Por não ter como identificar o agressor, convivo diariamente com o medo e a desconfiança de qualquer olhar mais demorado. Não ando mais sozinha. Não fico mais em paz, em qualquer lugar da universidade Não me concentro, mal consigo assistir às aulas com o mínimo de atenção.
Torno público esse caso, apesar de estar profundamente constrangida, com alguns objetivos:
- Tentar prezar minimamente pela minha segurança, uma vez que a divulgação é um dos poucos recursos que me restam, e a publicização gera atenção das pessoas que transitam pelo prédio.
- Chamar a atenção para um problema sério dentro de nossa sociedade, e por conseqüência vivenciado constantemente dentro da universidade: os diversos tipos de assédios, violência e constrangimentos que as mulheres passam, pelo fato de sermos mulheres, em qualquer ambiente.

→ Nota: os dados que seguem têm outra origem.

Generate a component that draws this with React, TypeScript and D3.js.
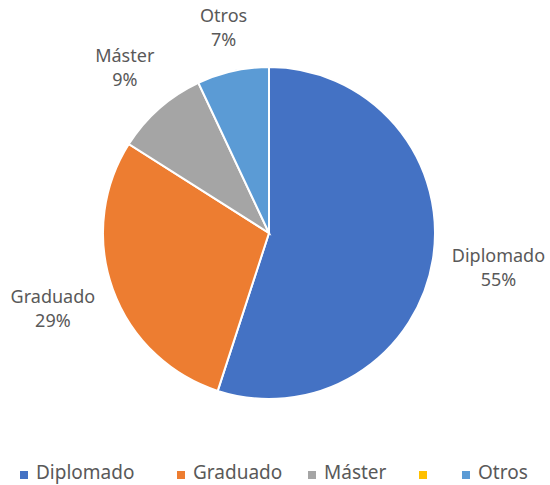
import React, { useEffect, useRef } from 'react'
import * as d3 from 'd3'

const categories = ['Diplomado', 'Graduado', 'Máster', '', 'Otros']
const values = [55, 29, 9, 0, 7]
const colors = ['#4472C4', '#ED7D31', '#A5A5A5', '#FFC000', '#5B9BD5']

export default function App() {
  const ref = useRef<SVGSVGElement>(null)

  useEffect(() => {
    const svg = d3.select(ref.current)
    svg.selectAll('*').remove()

    const width = 550
    const height = 485
    const cx = 269
    const cy = 233
    const radius = 166
    const labelGap = 17
    const font = 'Noto Sans, sans-serif'

    const data = categories.map((name, i) => ({ name, value: values[i], color: colors[i] }))
    const total = d3.sum(values)

    const pie = d3.pie<any>().value(d => d.value).sort(null)
    const arcs = pie(data)
    const arc = d3.arc<any>().innerRadius(0).outerRadius(radius)

    svg.attr('width', width).attr('height', height)
    svg.append('rect').attr('width', width).attr('height', height).attr('fill', '#fff')

    const g = svg.append('g').attr('transform', `translate(${cx},${cy})`)

    g.selectAll('path')
      .data(arcs.filter(a => a.data.value > 0))
      .join('path')
      .attr('d', arc)
      .attr('fill', d => d.data.color)
      .attr('stroke', '#fff')
      .attr('stroke-width', 2)

    // data labels, placed just outside the slice edge (like Excel "outside end")
    const lbl = g.selectAll('g.lbl')
      .data(arcs.filter(a => a.data.value > 0))
      .join('g')
      .attr('class', 'lbl')

    lbl.append('text')
      .attr('text-anchor', 'middle')
      .attr('y', 0)
      .attr('font-family', font)
      .attr('font-size', 18)
      .attr('fill', '#595959')
      .text(d => d.data.name)

    lbl.append('text')
      .attr('text-anchor', 'middle')
      .attr('y', 24)
      .attr('font-family', font)
      .attr('font-size', 18)
      .attr('fill', '#595959')
      .text(d => Math.round((d.data.value / total) * 100) + '%')

    lbl.attr('transform', function (d) {
      const a = (d.startAngle + d.endAngle) / 2
      const dx = Math.sin(a)
      const dy = -Math.cos(a)
      const b = (this as SVGGElement).getBBox()
      const hw = b.width / 2
      const top = -13
      const bottom = 24 + 4
      const hh = (bottom - top) / 2
      const support = hw * Math.abs(dx) + hh * Math.abs(dy)
      const r = radius + labelGap + support
      const px = dx * r
      const py = dy * r - (top + bottom) / 2
      return `translate(${px},${py})`
    })

    // legend
    const legendX = [20, 177, 308, 419, 462]
    const legendY = 479
    const leg = svg.selectAll('g.leg')
      .data(data)
      .join('g')
      .attr('class', 'leg')
      .attr('transform', (d, i) => `translate(${legendX[i]},${legendY})`)

    leg.append('rect')
      .attr('x', 0)
      .attr('y', -8)
      .attr('width', 8)
      .attr('height', 8)
      .attr('fill', d => d.color)

    leg.append('text')
      .attr('x', 16)
      .attr('y', 0)
      .attr('font-family', font)
      .attr('font-size', 19)
      .attr('fill', '#595959')
      .text(d => d.name)
  }, [])

  return (
    <div style={{ position: 'absolute', left: 0, top: 0 }}>
      <svg ref={ref}></svg>
    </div>
  )
}
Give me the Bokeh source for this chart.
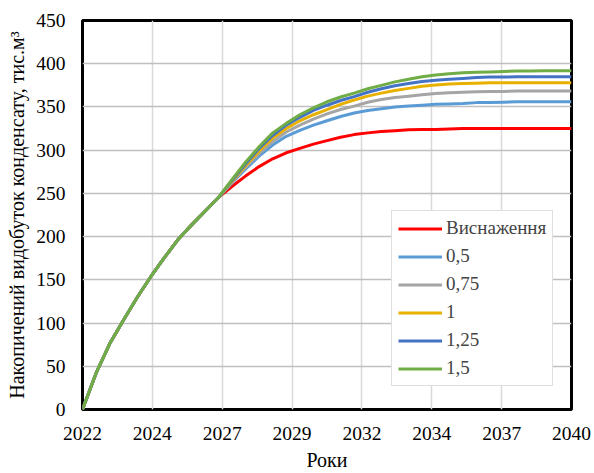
from bokeh.plotting import figure
from bokeh.models import FixedTicker, CustomJSTickFormatter, Legend, LegendItem
from bokeh.embed import file_html
from bokeh.resources import INLINE

# ---- data ----
years = [2022.0, 2022.5, 2023.0, 2023.5, 2024.0, 2024.5, 2025.0, 2025.5, 2026.0, 2026.5,
         2027.0, 2027.5, 2028.0, 2028.5, 2029.0, 2029.5, 2030.0, 2030.5, 2031.0, 2031.5,
         2032.0, 2032.5, 2033.0, 2033.5, 2034.0, 2034.5, 2035.0, 2035.5, 2036.0, 2036.5,
         2037.0, 2037.5, 2038.0, 2038.5, 2039.0, 2039.5, 2040.0]

common = [0, 42, 76, 103, 129, 153, 175, 196, 213, 229, 245]

depletion = common + [258, 270, 281, 290, 297, 302, 307, 311, 315, 318, 320, 321.5, 322.5,
                      323.5, 324, 324, 324.5, 325, 325, 325, 325, 325, 325, 325, 325, 325]
s_050 = common + [262, 278, 293, 306, 316, 323, 329, 334, 339, 343, 346, 348, 350,
                  351, 352, 353, 353.5, 354, 355, 355, 355.5, 356, 356, 356, 356, 356]
s_075 = common + [263, 280, 296, 310, 321, 329, 336, 342, 347, 351, 355.5, 358.5, 361,
                  362.5, 364, 365.5, 366.5, 367, 367.5, 368, 368, 368.5, 368.5, 368.5, 368.5, 368.5]
s_100 = common + [264, 282, 299, 314, 325, 334, 341, 347, 353, 358, 362.5, 366, 369,
                  371.5, 374, 375.5, 376.5, 377, 377.5, 378, 378, 378, 378, 378, 378, 378]
s_125 = common + [265, 284, 302, 317, 329, 338, 346, 352, 357.5, 362, 367, 371, 374.5,
                  377, 379.5, 381, 382, 383, 384, 384.5, 384.5, 385, 385, 385, 385, 385]
s_150 = common + [266, 286, 304, 320, 331, 341, 349, 356, 361.5, 366, 371, 375, 379,
                  382, 385, 387, 388.5, 389.5, 390, 390.5, 391, 391.5, 391.5, 392, 392, 392]

series_names = ["Виснаження", "0,5", "0,75", "1", "1,25", "1,5"]
series_values = [depletion, s_050, s_075, s_100, s_125, s_150]
series_colors = ["#ff0000", "#5b9bd5", "#a5a5a5", "#e8b100", "#4472c4", "#70ad47"]

xtick_pos = [2022.0, 2024.5714, 2027.1429, 2029.7143, 2032.2857, 2034.8571, 2037.4286, 2040.0]
xtick_labels = ["2022", "2024", "2027", "2029", "2032", "2034", "2037", "2040"]
ytick_pos = [0, 50, 100, 150, 200, 250, 300, 350, 400, 450]

FONT = "Liberation Serif"
TICK_FS = "19.5px"
TITLE_FS = "20px"
LEG_FS = "19px"

p = figure(width=594, height=473, x_range=(2022, 2040), y_range=(0, 450),
           output_backend="svg", toolbar_location=None,
           min_border_left=82, min_border_right=23, min_border_top=20, min_border_bottom=62)

p.background_fill_color = "white"
p.border_fill_color = "white"
p.outline_line_color = "black"
p.outline_line_width = 3

items = []
for name, vals, col in zip(series_names, series_values, series_colors):
    r = p.line(years, vals, line_color=col, line_width=3)
    items.append(LegendItem(label=name, renderers=[r]))

p.xaxis.ticker = FixedTicker(ticks=xtick_pos)
p.xaxis.formatter = CustomJSTickFormatter(args=dict(pos=xtick_pos, labels=xtick_labels), code="""
let best = 0;
for (let i = 0; i < pos.length; i++) {
  if (Math.abs(pos[i] - tick) < Math.abs(pos[best] - tick)) best = i;
}
return labels[best];
""")
p.yaxis.ticker = FixedTicker(ticks=ytick_pos)

for ax in (p.xaxis[0], p.yaxis[0]):
    ax.axis_line_color = None
    ax.major_tick_line_color = None
    ax.minor_tick_line_color = None
    ax.major_tick_out = 0
    ax.major_tick_in = 0
    ax.minor_tick_out = 0
    ax.minor_tick_in = 0
    ax.major_label_text_font = FONT
    ax.major_label_text_font_size = TICK_FS
    ax.major_label_text_color = "black"
    ax.axis_label_text_font = FONT
    ax.axis_label_text_font_size = TITLE_FS
    ax.axis_label_text_font_style = "normal"
    ax.axis_label_text_color = "black"

p.xaxis.axis_label = "Роки"
p.yaxis.axis_label = "Накопичений видобуток конденсату, тис.м³"
p.xaxis.major_label_standoff = 17
p.xaxis.axis_label_standoff = 6
p.yaxis.major_label_standoff = 17
p.yaxis.axis_label_standoff = 5

p.xgrid.grid_line_color = "#d9d9d9"
p.xgrid.grid_line_width = 1.5
p.ygrid.grid_line_color = "#bfbfbf"
p.ygrid.grid_line_width = 1.5

legend = Legend(items=items, location=(309, 23), margin=0, padding=6, spacing=6,
                glyph_width=44, glyph_height=21, label_height=21, label_standoff=4,
                label_text_font=FONT, label_text_font_size=LEG_FS,
                border_line_color="#bfbfbf", border_line_width=1,
                background_fill_color="white", background_fill_alpha=1)
p.add_layout(legend)

open("out.html", "w").write(file_html(p, INLINE))
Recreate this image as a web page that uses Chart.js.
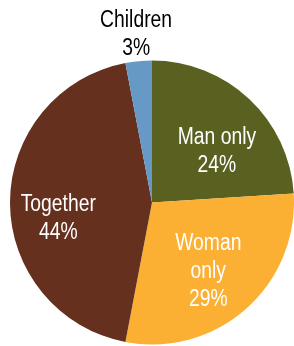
<!DOCTYPE html>
<html>
<head>
<meta charset="utf-8">
<script src="https://cdn.jsdelivr.net/npm/chart.js@4.4.0/dist/chart.umd.min.js"></script>
<style>
    html, body { margin: 0; padding: 0; background: #fff; }
    #wrap { width: 294px; height: 346px; position: relative; }
</style>
</head>
<body>
<div id="wrap"><canvas id="pieChart"></canvas></div>
<script>
const labels = [["Man only"], ["Woman", "only"], ["Together"], ["Children"]];
const shares = [24, 29, 44, 3];
const colors = ["#5a6020", "#fbb034", "#65301e", "#6699c6"];
// label placement: fraction of radius, and turn from the slice middle (degrees)
const labelRadius = [0.58, 0.63, 0.67, 1.19];
const labelTurn = [8.8, 2.4, -10, 0];
const labelColors = ["#fff", "#fff", "#fff", "#000"];

const sliceLabels = {
    id: "sliceLabels",
    afterDatasetsDraw(chart) {
        const ctx = chart.ctx;
        const meta = chart.getDatasetMeta(0);
        ctx.save();
        ctx.font = '23px "Liberation Sans", Arial, sans-serif';
        ctx.textAlign = "center";
        ctx.textBaseline = "middle";
        meta.data.forEach((arc, i) => {
            const p = arc.getProps(["x", "y", "startAngle", "endAngle", "outerRadius"], true);
            const mid = (p.startAngle + p.endAngle) / 2 + labelTurn[i] * Math.PI / 180;
            const r = p.outerRadius * labelRadius[i];
            const cx = p.x + Math.cos(mid) * r;
            const cy = p.y + Math.sin(mid) * r;
            const lines = labels[i].concat([shares[i] + "%"]);
            const lh = 28;
            const top = cy - (lines.length - 1) * lh / 2;
            ctx.fillStyle = labelColors[i];
            lines.forEach((t, j) => {
                // narrow the text like the original condensed font
                ctx.save();
                ctx.translate(cx, top + j * lh);
                ctx.scale(0.84, 1);
                ctx.fillText(t, 0, 0);
                ctx.restore();
            });
        });
        ctx.restore();
    }
};

new Chart(document.getElementById("pieChart"), {
    type: "pie",
    data: {
        labels: labels.map(l => l.join(" ")),
        datasets: [{
            data: shares,
            backgroundColor: colors,
            borderWidth: 0
        }]
    },
    options: {
        responsive: true,
        maintainAspectRatio: false,
        animation: false,
        layout: { padding: { left: 10, right: 0, top: 60, bottom: 1 } },
        plugins: {
            legend: { display: false },
            tooltip: { enabled: false }
        }
    },
    plugins: [sliceLabels]
});
</script>
</body>
</html>
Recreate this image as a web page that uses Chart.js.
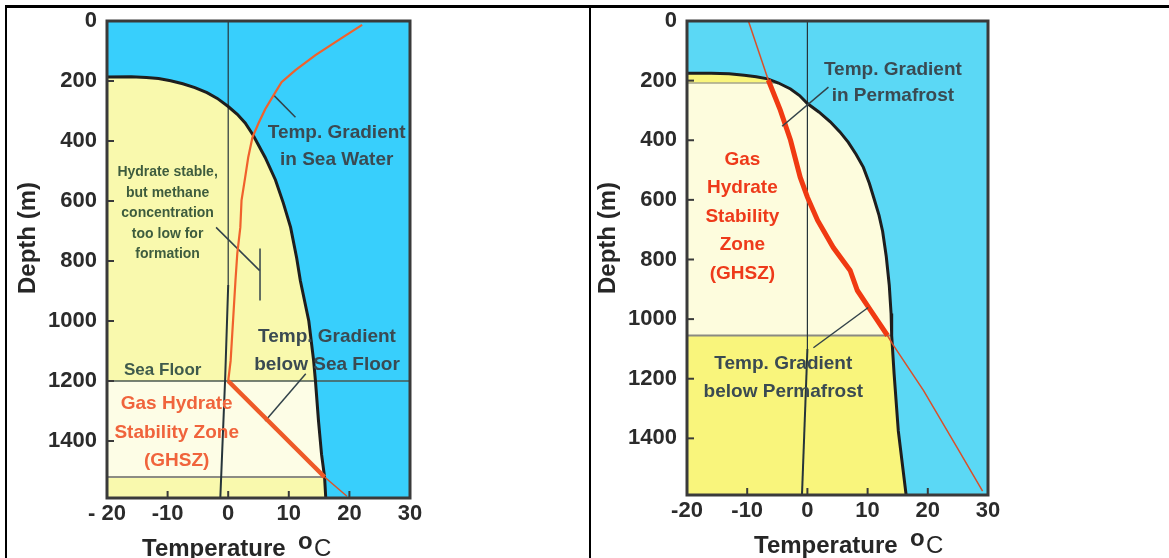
<!DOCTYPE html>
<html>
<head>
<meta charset="utf-8">
<script src="https://cdn.jsdelivr.net/npm/chart.js@4.4.1/dist/chart.umd.min.js"></script>
<style>
  body { margin: 0; background: #fff; width: 1169px; height: 558px; overflow: hidden; position: relative; }
  .rule { position: absolute; background: #000; }
  #ruleTop { left: 5px; top: 5px; width: 1164px; height: 3px; }
  #ruleLeft { left: 5px; top: 5px; width: 2px; height: 553px; }
  #ruleMid { left: 589px; top: 5px; width: 2px; height: 553px; }
  canvas { position: absolute; top: 8px; }
  #sea { left: 8px; }
  #perma { left: 591px; }
</style>
</head>
<body>
<div class="rule" id="ruleTop"></div>
<div class="rule" id="ruleLeft"></div>
<div class="rule" id="ruleMid"></div>
<canvas id="sea" width="581" height="550"></canvas>
<canvas id="perma" width="578" height="550"></canvas>
<script>
// axes
const tempMin = -20, tempMax = 30, depthMax = 1590;
const xTicks = [-20, -10, 0, 10, 20, 30];
const seaXLabels = ['- 20', '-10', '0', '10', '20', '30'];
const permaXLabels = ['-20', '-10', '0', '10', '20', '30'];
const yTicks = [0, 200, 400, 600, 800, 1000, 1200, 1400];

// marine setting (left)
const seaStabTemp  = [-20, -16, -13.5, -11.5, -9.5, -7.5, -5.5, -3.5, -1.8, 0, 1.5, 2.8, 4.1, 6.1, 7.8, 9.1, 10.3, 11.3, 11.9, 13.3, 14.1, 14.4, 14.9, 15.4, 15.9, 16.1];
const seaStabDepth = [187, 186, 188, 192, 199, 209, 222, 239, 258, 285, 311, 340, 380, 455, 530, 607, 688, 790, 865, 1000, 1133, 1200, 1333, 1444, 1520, 1590];
const seaWaterTemp  = [22.1, 18.7, 14.4, 11.1, 8.8, 7.5, 6.1, 5.0, 4.0, 3.3, 2.8, 2.2, 2.0, 1.5, 1.2, 0.8, 0.4, 0];
const seaWaterDepth = [13, 57, 114, 164, 204, 247, 294, 341, 388, 455, 521, 598, 688, 775, 865, 999, 1133, 1200];
const seaSedTemp  = [0, 15.9];
const seaSedDepth = [1200, 1520];
const seaDeepTemp  = [15.9, 19.6];
const seaDeepDepth = [1520, 1584];
const seaIceTemp  = [0, 0, -0.5, -1.3];
const seaIceDepth = [0, 880, 1190, 1590];
const seaFloorDepth = 1200;
const seaGhszBase = 1520;
const seaLeaders = [
  { t: [7.5, 11.1], d: [247, 321] },
  { t: [-2.0, 5.2], d: [688, 832] },
  { t: [5.25, 5.25], d: [758, 932] },
  { t: [6.1, 12.8], d: [1333, 1176] }
];

// permafrost setting (right)
const permaStabTemp  = [-20, -16, -13, -10.5, -8.5, -6.6, -4.8, -2.8, -1.3, 0, 1.9, 3.8, 5.4, 6.8, 8.1, 9.3, 10.3, 11.1, 11.9, 12.5, 13.1, 13.6, 13.9, 14.0, 14.4, 15.1, 16.4];
const permaStabDepth = [175, 175, 177, 182, 187, 194, 208, 228, 250, 277, 305, 338, 372, 407, 448, 491, 545, 598, 652, 706, 790, 887, 981, 1055, 1183, 1375, 1590];
const permaTopTemp  = [-9.8, -6.5];
const permaTopDepth = [0, 198];
const permaGradTemp  = [-6.5, -4.5, -2.8, -1.2, 0, 1.7, 4.3, 7.1, 8.3, 10.5, 13.3];
const permaGradDepth = [198, 299, 400, 524, 591, 669, 760, 837, 904, 971, 1055];
const permaBelowTemp  = [13.3, 14.1, 19.3, 24.9, 29.1];
const permaBelowDepth = [1055, 1082, 1240, 1432, 1577];
const permaIceTemp  = [0, 0, -0.9];
const permaIceDepth = [0, 1100, 1590];
const permaTopZone = 208;
const permaGhszBase = 1055;
const permaLeaders = [
  { t: [3.5, -4.2], d: [222, 353] },
  { t: [1.0, 10.1], d: [1096, 961] }
];

const FONT = '"Liberation Sans", Arial, sans-serif';

function pts(ts, ds) { return ts.map((t, i) => ({ x: t, y: ds[i] })); }

function line(data, color, width, order, extra) {
  return Object.assign({ data, showLine: true, borderColor: color, borderWidth: width,
    pointRadius: 0, fill: false, tension: 0, order }, extra || {});
}
function area(data, color, order) {
  return { data, showLine: true, borderWidth: 0, borderColor: 'rgba(0,0,0,0)',
    backgroundColor: color, pointRadius: 0, fill: 'shape', tension: 0, order };
}

function decor(spec) {
  return {
    id: 'decor',
    beforeDatasetsDraw(chart) {
      const { ctx, chartArea: a } = chart;
      ctx.save();
      ctx.fillStyle = spec.water;
      ctx.fillRect(a.left, a.top, a.width, a.height);
      ctx.restore();
    },
    afterDatasetsDraw(chart) {
      const { ctx, chartArea: a, scales: { x, y } } = chart;
      ctx.save();
      ctx.strokeStyle = '#3a3a3a';
      ctx.lineWidth = 3;
      ctx.strokeRect(a.left, a.top, a.width, a.height);
      ctx.lineWidth = 2;
      x.ticks.forEach(t => {
        const px = x.getPixelForValue(t.value);
        ctx.beginPath(); ctx.moveTo(px, a.bottom); ctx.lineTo(px, a.bottom - 7); ctx.stroke();
      });
      y.ticks.forEach(t => {
        const py = y.getPixelForValue(t.value);
        ctx.beginPath(); ctx.moveTo(a.left, py); ctx.lineTo(a.left + 7, py); ctx.stroke();
      });

      ctx.textAlign = 'center';
      ctx.textBaseline = 'middle';
      spec.notes.forEach(n => {
        ctx.font = n.font;
        ctx.fillStyle = n.color;
        n.lines.forEach((s, i) => {
          ctx.fillText(s, x.getPixelForValue(n.t), y.getPixelForValue(n.d) + i * n.lh);
        });
      });

      // axis titles
      ctx.fillStyle = '#262626';
      ctx.font = 'bold 24px ' + FONT;
      ctx.save();
      ctx.translate(a.left - 79, a.top + 217);
      ctx.rotate(-Math.PI / 2);
      ctx.fillText('Depth (m)', 0, 0);
      ctx.restore();
      ctx.textAlign = 'left';
      ctx.textBaseline = 'alphabetic';
      const tx = a.left + spec.titleShift, ty = a.bottom + 58;
      ctx.fillText('Temperature', tx, ty);
      ctx.fillText('o', tx + 156, ty - 7);
      ctx.font = '24px ' + FONT;
      ctx.fillText('C', tx + 172, ty);
      ctx.restore();
    }
  };
}

function makeChart(id, spec) {
  new Chart(document.getElementById(id), {
    type: 'scatter',
    data: { datasets: spec.datasets },
    options: {
      responsive: false,
      animation: false,
      events: [],
      layout: { padding: { top: 13, right: spec.padRight, left: 0, bottom: 0 } },
      plugins: { legend: { display: false }, tooltip: { enabled: false } },
      scales: {
        x: {
          type: 'linear', min: tempMin, max: tempMax,
          afterBuildTicks: s => { s.ticks = xTicks.map(v => ({ value: v })); },
          afterFit: s => { s.height = spec.xHeight; s.paddingLeft = 0; s.paddingRight = 0; },
          grid: { display: false, drawTicks: false },
          border: { display: false },
          ticks: {
            autoSkip: false, maxRotation: 0, padding: 3, color: '#2b2b2b',
            font: { family: FONT, size: 22, weight: 'bold' },
            callback: (v, i) => spec.xLabels[i]
          }
        },
        y: {
          type: 'linear', reverse: true, min: 0, max: depthMax,
          afterBuildTicks: s => { s.ticks = yTicks.map(v => ({ value: v })); },
          afterFit: s => { s.width = spec.yWidth; s.paddingTop = 0; s.paddingBottom = 0; },
          grid: { display: false, drawTicks: false },
          border: { display: false },
          ticks: {
            padding: 10, color: '#2b2b2b',
            font: { family: FONT, size: 22, weight: 'bold' },
            callback: v => String(v)
          }
        }
      }
    },
    plugins: [decor(spec)]
  });
}

// left panel
const seaCurve = pts(seaStabTemp, seaStabDepth);
const seaYellow = [{ x: tempMin, y: depthMax }].concat(seaCurve);
const seaCream = [{ x: tempMin, y: seaGhszBase }, { x: tempMin, y: seaFloorDepth }]
  .concat(seaCurve.filter(p => p.y >= seaFloorDepth && p.y <= seaGhszBase));

makeChart('sea', {
  padRight: 179, yWidth: 99, xHeight: 60, titleShift: 35,
  xLabels: seaXLabels,
  water: '#38cffc',
  datasets: [
    area(seaYellow, '#f9f9ad', 20),
    area(seaCream, '#fdfde6', 19),
    line(pts([tempMin, tempMax], [seaFloorDepth, seaFloorDepth]), '#4a5852', 1.6, 15),
    line(pts([tempMin, seaSedTemp[1]], [seaGhszBase, seaGhszBase]), '#8c8c84', 2, 15),
    line(pts(seaIceTemp, seaIceDepth), '#26343a', 1.2, 14,
      { segment: { borderWidth: c => c.p0DataIndex >= 1 ? 2 : 1.2 } }),
    line(seaCurve, '#1e1e1e', 3, 10),
    line(pts(seaWaterTemp, seaWaterDepth), '#f0612c', 2.2, 5),
    line(pts(seaSedTemp, seaSedDepth), '#ee5a28', 4.5, 4),
    line(pts(seaDeepTemp, seaDeepDepth), '#d9542a', 1.5, 4)
  ].concat(seaLeaders.map(l => line(pts(l.t, l.d), '#33434a', 1.5, 8))),
  notes: [
    { lines: ['Temp. Gradient', 'in Sea Water'], t: 17.9, d: 371, lh: 27, color: '#3a4a52', font: 'bold 19px ' + FONT },
    { lines: ['Hydrate stable,', 'but methane', 'concentration', 'too low for', 'formation'], t: -10, d: 505, lh: 20.5, color: '#3e5c3e', font: 'bold 14px ' + FONT },
    { lines: ['Temp. Gradient', 'below Sea Floor'], t: 16.3, d: 1052, lh: 28, color: '#3a4a52', font: 'bold 19px ' + FONT },
    { lines: ['Sea Floor'], t: -10.8, d: 1166, lh: 0, color: '#3f5a4c', font: 'bold 17px ' + FONT },
    { lines: ['Gas Hydrate', 'Stability Zone', '(GHSZ)'], t: -8.5, d: 1277, lh: 28.5, color: '#f0643c', font: 'bold 19px ' + FONT }
  ]
});

// right panel
const permaCurve = pts(permaStabTemp, permaStabDepth);
const permaYellow = [{ x: tempMin, y: depthMax }].concat(permaCurve);
const permaCream = [{ x: tempMin, y: permaGhszBase }, { x: tempMin, y: permaTopZone }]
  .concat(permaCurve.filter(p => p.y >= permaTopZone && p.y <= permaGhszBase));

makeChart('perma', {
  padRight: 181, yWidth: 96, xHeight: 63, titleShift: 67,
  xLabels: permaXLabels,
  water: '#5bd8f5',
  datasets: [
    area(permaYellow, '#f9f57c', 20),
    area(permaCream, '#fdfcdd', 19),
    line(pts([tempMin, 14.0], [permaGhszBase, permaGhszBase]), '#8a8a82', 2, 15),
    line(pts([tempMin, -4.8], [permaTopZone, permaTopZone]), '#a4a48a', 1.5, 15),
    line(pts(permaIceTemp, permaIceDepth), '#26343a', 1.2, 14,
      { segment: { borderWidth: c => c.p0DataIndex >= 1 ? 2 : 1.2 } }),
    line(permaCurve, '#1e1e1e', 3, 10),
    line(pts(permaTopTemp, permaTopDepth), '#d9502a', 1.5, 5),
    line(pts(permaGradTemp, permaGradDepth), '#f03a12', 5, 4),
    line(pts(permaBelowTemp, permaBelowDepth), '#d9502a', 1.5, 5)
  ].concat(permaLeaders.map(l => line(pts(l.t, l.d), '#33434a', 1.5, 3))),
  notes: [
    { lines: ['Temp. Gradient', 'in Permafrost'], t: 14.2, d: 165, lh: 26, color: '#3a4a52', font: 'bold 19px ' + FONT },
    { lines: ['Gas', 'Hydrate', 'Stability', 'Zone', '(GHSZ)'], t: -10.8, d: 464, lh: 28.5, color: '#ee3a1a', font: 'bold 19px ' + FONT },
    { lines: ['Temp. Gradient', 'below Permafrost'], t: -4.0, d: 1150, lh: 28, color: '#3a4a52', font: 'bold 19px ' + FONT }
  ]
});
</script>
</body>
</html>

Meu caso está longe de ser o único. O ambiente acadêmico, com todos seus privilégios, não está livre de casos como esses, e talvez seja a hora das pessoas abandonarem a crença de que os “problemas” de segurança da Universidade são trazidos por pessoas externas à esse meio.
- Atentar para o fato de que a USP é cenário de diversos casos de abusos, assédios e estupros, e os episódios são abafados ou ignorados. São considerados como casos a serem superados, acabando por ficar muitas vezes sem solução. Nesses casos (como é o meu), fica a cargo da vitima fazer sua própria segurança e buscar qualquer tipo de estratégia para que a situação seja solucionada. Se depender do descaso da universidade com a segurança das mulheres no campus, o numero de casos tende apenas a aumentar gerando novas vitimas, novos constrangimentos, novos medos.